Aparte de la virtud teologal, el Aquinate dedica amplio espacio en la Suma Teológica (1-2, q. 40) a las pasiones de la esperanza y la desesperación, típicas del llamado apetito irascible. Y, dentro de su metodología, se pregunta por aspectos esenciales, como si la experiencia es causa o no de la esperanza (art. 5). Aduce una cita de la Retórica de Aristóteles: «los viejos difícilmente tienen esperanza, a causa de su experiencia». Pero, en otro lugar, el Filósofo afirma que «algunos tienen firme esperanza por haber vencido a muchos y en muchos ocasiones», lo cual provendría de la experiencia, y ésta sería causa de esperanza.
En definitiva, la experiencia facilita al ser humano actuar con facilidad, también porque le presenta como factible lo que antes, desde la ignorancia, le habría parecido imposible. Pero puede jugar en sentido contrario, al mostrarle la imposibilidad de algo que le ilusionaba. Por eso, «en los ancianos hay defecto de esperanza por causa de la experiencia, en cuanto ésta les muestra su imposibilidad».
En cambio, «la juventud es causa de esperanza» (art. 6). Las razones son diversas: «los jóvenes tienen mucho futuro y poco pasado; y, por tanto, puesto que la memoria se refiere a lo pasado y la esperanza a lo futuro, tienen poco en la memoria y viven mucho de la esperanza». Por otra parte, como del ardor del corazón juvenil «nace la tendencia a lo difícil, los jóvenes son animosos y esperanzados». En fin, la propia inexperiencia les hace «buenos para la esperanza».

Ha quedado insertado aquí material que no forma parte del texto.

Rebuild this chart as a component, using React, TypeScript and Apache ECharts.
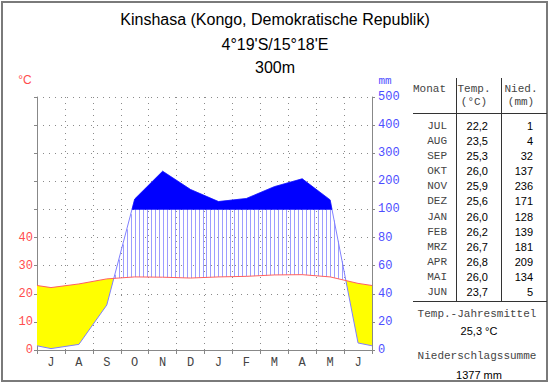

Y vuelvo al texto de Francisco: «Los más graves de los males que afligen al mundo en estos años son la desocupación de los jóvenes y la soledad en la que son abandonados los viejos. Los viejos necesitan cuidado y compañía; los jóvenes, trabajo y esperanza, pero no tienen ni lo uno ni lo otro, y el problema es que no lo encuentran más. Están aplastados por el presente. Dígame usted: ¿se puede vivir aplastado por el presente? ¿Sin memoria del pasado y sin el deseo de proyectarse en el futuro construyendo un proyecto, un porvenir, una familia? ¿Es posible continuar así? Esto, creo, es el problema más urgente que la Iglesia tiene delante».
Leyendo a Tomás, parece que los jóvenes tendrían que ser esperanzados casi por naturaleza. Para Francisco, en cambio, es preciso forjar condiciones que faciliten esa respuesta positiva hacia el futuro.

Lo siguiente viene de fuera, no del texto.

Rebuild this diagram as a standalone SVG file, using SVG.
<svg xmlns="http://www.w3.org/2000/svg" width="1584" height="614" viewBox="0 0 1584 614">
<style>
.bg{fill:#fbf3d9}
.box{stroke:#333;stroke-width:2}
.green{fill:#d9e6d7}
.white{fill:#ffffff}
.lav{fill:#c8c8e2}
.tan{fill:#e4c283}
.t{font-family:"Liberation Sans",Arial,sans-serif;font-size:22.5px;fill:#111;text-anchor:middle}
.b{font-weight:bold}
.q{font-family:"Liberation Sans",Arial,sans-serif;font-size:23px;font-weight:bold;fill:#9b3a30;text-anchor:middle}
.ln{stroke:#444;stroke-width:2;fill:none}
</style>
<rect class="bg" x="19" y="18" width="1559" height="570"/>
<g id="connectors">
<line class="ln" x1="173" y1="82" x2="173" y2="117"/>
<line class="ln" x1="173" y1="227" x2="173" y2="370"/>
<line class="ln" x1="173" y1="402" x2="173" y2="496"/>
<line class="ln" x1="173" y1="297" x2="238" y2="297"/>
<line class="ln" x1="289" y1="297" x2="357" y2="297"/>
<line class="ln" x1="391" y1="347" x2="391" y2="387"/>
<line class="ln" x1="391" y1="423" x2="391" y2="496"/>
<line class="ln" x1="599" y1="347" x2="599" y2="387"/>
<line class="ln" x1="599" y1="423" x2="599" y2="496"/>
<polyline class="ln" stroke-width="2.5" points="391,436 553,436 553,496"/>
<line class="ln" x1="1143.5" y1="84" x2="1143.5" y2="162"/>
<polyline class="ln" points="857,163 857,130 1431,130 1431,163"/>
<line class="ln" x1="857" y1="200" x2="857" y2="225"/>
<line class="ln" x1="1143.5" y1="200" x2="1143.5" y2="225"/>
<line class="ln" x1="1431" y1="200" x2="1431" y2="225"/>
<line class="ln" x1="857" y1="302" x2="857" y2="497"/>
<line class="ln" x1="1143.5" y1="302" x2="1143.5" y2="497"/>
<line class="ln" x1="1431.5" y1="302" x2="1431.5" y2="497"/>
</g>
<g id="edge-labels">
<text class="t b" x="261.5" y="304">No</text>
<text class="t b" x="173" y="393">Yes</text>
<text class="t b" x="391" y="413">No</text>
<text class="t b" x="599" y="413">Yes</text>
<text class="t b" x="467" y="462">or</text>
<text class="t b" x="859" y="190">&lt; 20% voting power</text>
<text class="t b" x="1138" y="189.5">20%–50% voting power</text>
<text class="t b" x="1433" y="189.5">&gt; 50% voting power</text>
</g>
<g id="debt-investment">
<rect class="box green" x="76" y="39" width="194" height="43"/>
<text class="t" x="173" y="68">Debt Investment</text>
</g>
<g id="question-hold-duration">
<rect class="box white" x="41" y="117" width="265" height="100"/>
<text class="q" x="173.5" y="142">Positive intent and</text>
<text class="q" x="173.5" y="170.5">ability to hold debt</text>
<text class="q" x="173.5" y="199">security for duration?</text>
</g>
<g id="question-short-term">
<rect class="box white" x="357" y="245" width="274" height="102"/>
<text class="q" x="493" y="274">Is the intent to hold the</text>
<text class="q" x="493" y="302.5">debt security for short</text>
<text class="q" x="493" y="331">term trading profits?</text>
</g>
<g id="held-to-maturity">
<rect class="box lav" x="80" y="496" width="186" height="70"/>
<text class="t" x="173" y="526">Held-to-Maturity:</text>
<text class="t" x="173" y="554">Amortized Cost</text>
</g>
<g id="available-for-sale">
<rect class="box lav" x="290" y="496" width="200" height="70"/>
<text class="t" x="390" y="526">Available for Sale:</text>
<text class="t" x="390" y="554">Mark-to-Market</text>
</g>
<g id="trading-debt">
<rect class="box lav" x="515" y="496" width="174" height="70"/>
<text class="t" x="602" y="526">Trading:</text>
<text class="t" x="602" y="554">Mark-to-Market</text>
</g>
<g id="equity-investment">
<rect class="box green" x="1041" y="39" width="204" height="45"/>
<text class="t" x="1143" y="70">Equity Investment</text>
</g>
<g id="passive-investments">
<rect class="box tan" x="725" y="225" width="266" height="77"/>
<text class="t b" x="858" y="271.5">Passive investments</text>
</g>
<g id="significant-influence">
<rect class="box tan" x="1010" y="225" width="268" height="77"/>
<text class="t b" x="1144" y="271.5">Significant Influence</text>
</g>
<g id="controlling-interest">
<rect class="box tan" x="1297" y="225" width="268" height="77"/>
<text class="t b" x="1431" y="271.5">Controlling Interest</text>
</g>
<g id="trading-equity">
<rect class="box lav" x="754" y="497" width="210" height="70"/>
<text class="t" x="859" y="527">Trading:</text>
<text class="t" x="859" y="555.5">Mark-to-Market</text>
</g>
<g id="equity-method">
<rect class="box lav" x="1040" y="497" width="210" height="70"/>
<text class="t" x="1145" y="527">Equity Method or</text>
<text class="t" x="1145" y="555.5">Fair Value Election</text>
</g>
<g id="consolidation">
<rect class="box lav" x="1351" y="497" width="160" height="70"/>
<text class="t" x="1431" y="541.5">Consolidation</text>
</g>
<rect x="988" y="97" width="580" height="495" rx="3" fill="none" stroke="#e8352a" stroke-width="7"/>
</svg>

Y algo semejante sucede con los ancianos, como se comprueba estos días con las duras noticias que llegan de Bélgica, uno de los países de Europa pioneros en la eutanasia (sin contar las leyes nazis, de fundamento diverso). Un desgraciado caso concreto está sirviendo de punta de lanza para apoyar una reforma que ampliaría la capacidad de provocar la muerte, desde la infancia a la ancianidad. Actualmente, la eutanasia afecta ya al 2% de los fallecimientos. Y esos casos se proyectan también sobre Francia, donde el presidente François Hollande parece dispuesto a reformar la ponderada ley Leonetti sobre el fin de la vida, de 2005.
Europa necesita reaccionar, como escribía en La CroixDominique Quinio, también ante el alarmante número de suicidios entre jóvenes y viejos. No parece que la solución esté en reconocerlo como un derecho que el Estado deba facilitar. La directora del diario se preguntaba: «¿Para qué luchar por mejorar el final de la vida −cuidados y apoyo moral−, si la eutanasia se plantea como alternativa? ¿Cómo respetar la dignidad de personas privadas de discernimiento por la enfermedad o la discapacidad, si llega a ser legal decidir que la muerte es una solución para ellos?»

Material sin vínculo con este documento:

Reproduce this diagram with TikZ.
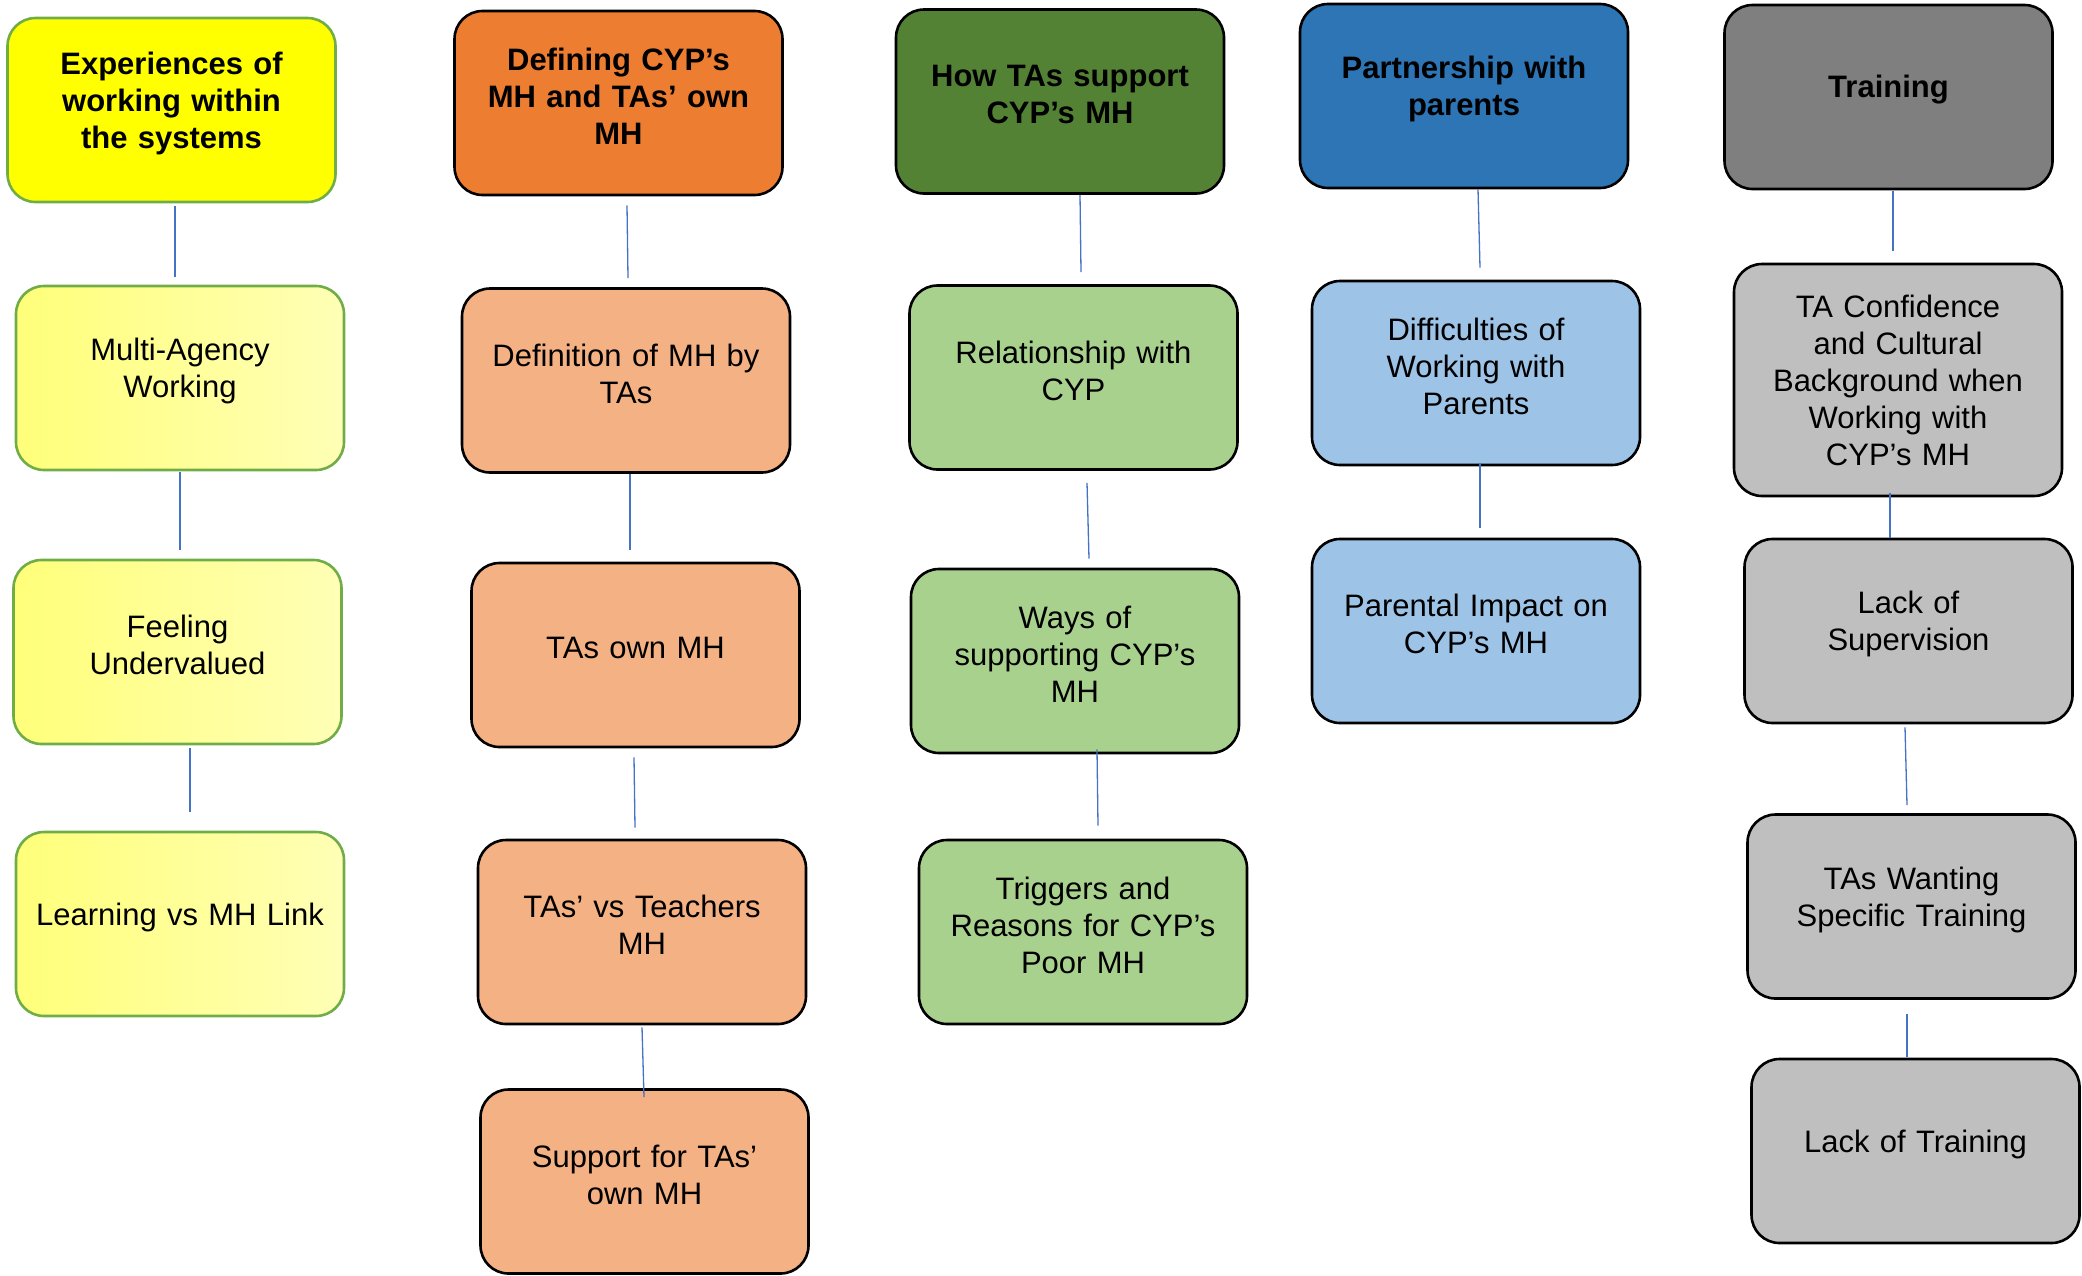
\documentclass[tikz,border=0pt]{standalone}
\usepackage{fontspec}
\setmainfont{Liberation Sans}
\definecolor{ylHead}{HTML}{FFFF00}
\definecolor{ylA}{HTML}{FFFF7A}
\definecolor{ylB}{HTML}{FFFFB6}
\definecolor{ylEdge}{HTML}{70AD47}
\definecolor{orHead}{HTML}{ED7D31}
\definecolor{orSub}{HTML}{F4B183}
\definecolor{grHead}{HTML}{548235}
\definecolor{grSub}{HTML}{A9D18E}
\definecolor{blHead}{HTML}{2E75B6}
\definecolor{blSub}{HTML}{9DC3E6}
\definecolor{gyHead}{HTML}{7F7F7F}
\definecolor{gySub}{HTML}{BFBFBF}
\definecolor{linkBlue}{HTML}{4472C4}
% extra space under the text so it sits a little above the box centre
\newcommand{\liftamt}{14pt}
\newcommand{\liftpad}{\endgraf\vspace*{\liftamt}}
\begin{document}
\begin{tikzpicture}[x=1pt,y=-1pt,
  lift/.code={\def\liftamt{#1}},
  box/.style={draw=black, line width=2.6pt, rounded corners=28pt,
    minimum width=328pt, minimum height=184pt, inner sep=0pt,
    text width=326pt, align=center,
    font=\fontsize{31}{37}\selectfont,
    lift=14pt, execute at end node={\liftpad}},
  head/.style={box, font=\fontsize{31}{37}\selectfont\bfseries},
  ylhead/.style={head, fill=ylHead, draw=ylEdge},
  ylsub/.style={box, left color=ylA, right color=ylB, draw=ylEdge},
  orhead/.style={head, fill=orHead},
  orsub/.style={box, fill=orSub},
  grhead/.style={head, fill=grHead},
  grsub/.style={box, fill=grSub},
  blhead/.style={head, fill=blHead},
  blsub/.style={box, fill=blSub},
  gyhead/.style={head, fill=gyHead},
  gysub/.style={box, fill=gySub},
  link/.style={draw=linkBlue, line width=1.3pt}
]
\useasboundingbox (0,0) rectangle (2082,1275);

% Column 1: experiences of working within the systems
\node[ylhead] (h1) at (171.5,110) {Experiences of\\working within\\the systems};
\node[ylsub] (a1) at (180,378) {Multi-Agency\\Working};
\node[ylsub] (a2) at (177.5,652) {Feeling\\Undervalued};
\node[ylsub] (a3) at (180,924) {Learning vs MH Link};

% Column 2: defining mental health
\node[orhead] (h2) at (618.5,103) {Defining CYP’s\\MH and TAs’ own\\MH};
\node[orsub] (b1) at (626,380.5) {Definition of MH by\\TAs};
\node[orsub] (b2) at (635.5,655) {TAs own MH};
\node[orsub] (b3) at (642,932) {TAs’ vs Teachers\\MH};
\node[orsub] (b4) at (644.5,1181.5) {Support for TAs’\\own MH};

% Column 3: how TAs support CYP's MH
\node[grhead] (h3) at (1060,101.5) {How TAs support\\CYP’s MH};
\node[grsub] (c1) at (1073.5,377.5) {Relationship with\\CYP};
\node[grsub] (c2) at (1075,661) {Ways of\\supporting CYP’s\\MH};
\node[grsub] (c3) at (1083,932) {Triggers and\\Reasons for CYP’s\\Poor MH};

% Column 4: partnership with parents
\node[blhead] (h4) at (1464,96) {Partnership with\\parents};
\node[blsub] (d1) at (1476,373) {Difficulties of\\Working with\\Parents};
\node[blsub] (d2) at (1476,631) {Parental Impact on\\CYP’s MH};

% Column 5: training
\node[gyhead] (h5) at (1888.5,97) {Training};
\node[gysub, minimum height=232pt, lift=0pt] (e1) at (1898,380)
  {TA Confidence\\and Cultural\\Background when\\Working with\\CYP’s MH};
\node[gysub] (e2) at (1908.5,631) {Lack of\\Supervision};
\node[gysub] (e3) at (1911.5,906.5) {TAs Wanting\\Specific Training};
\node[gysub] (e4) at (1915.5,1151) {Lack of Training};

% Connectors
\draw[link] ([shift={(3.5,3)}]h1.south) -- ([shift={(-5,-8)}]a1.north);
\draw[link] ([shift={(0,1)}]a1.south) -- ([shift={(2.5,-9)}]a2.north);
\draw[link] ([shift={(12.5,3)}]a2.south) -- ([shift={(10,-19)}]a3.north);

\draw[link] ([shift={(8.5,9)}]h2.south) -- ([shift={(2,-9)}]b1.north);
\draw[link] ([shift={(4,0)}]b1.south) -- ([shift={(-5.5,-12)}]b2.north);
\draw[link] ([shift={(-1.5,9)}]b2.south) -- ([shift={(-7,-11)}]b3.north);
\draw[link] ([shift={(0,2)}]b3.south) -- ([shift={(-0.5,9)}]b4.north);

\draw[link] ([shift={(20,0)}]h3.south) -- ([shift={(7.5,-12)}]c1.north);
\draw[link] ([shift={(13.5,12)}]c1.south) -- ([shift={(14,-9)}]c2.north);
\draw[link] ([shift={(22,-5)}]c2.south) -- ([shift={(15,-13)}]c3.north);

\draw[link] ([shift={(14,0)}]h4.south) -- ([shift={(4,-12)}]d1.north);
\draw[link] ([shift={(4,-3)}]d1.south) -- ([shift={(4,-10)}]d2.north);

\draw[link] ([shift={(4.5,1)}]h5.south) -- ([shift={(-5,-12)}]e1.north);
\draw[link] ([shift={(-8,-4)}]e1.south) -- ([shift={(-18.5,0)}]e2.north);
\draw[link] ([shift={(-3.5,3)}]e2.south) -- ([shift={(-4.5,-8)}]e3.north);
\draw[link] ([shift={(-4.5,14)}]e3.south) -- ([shift={(-8.5,-1)}]e4.north);
\end{tikzpicture}
\end{document}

Juan Pablo II defendió hasta el final de sus días en la tierra la cultura de la vida y apostó por la esperanza, capaz de entusiasmar también a los jóvenes. No es casual que ese término −objeto luego de la segunda encíclica de Benedicto XVI− apareciera unas 150 veces en la Exhortación sobre la Iglesia en Europa del 28 de junio de 2003. Quizá porque una meta de los cristianos es ilusionar de nuevo a Europa recuperando la esperanza perdida.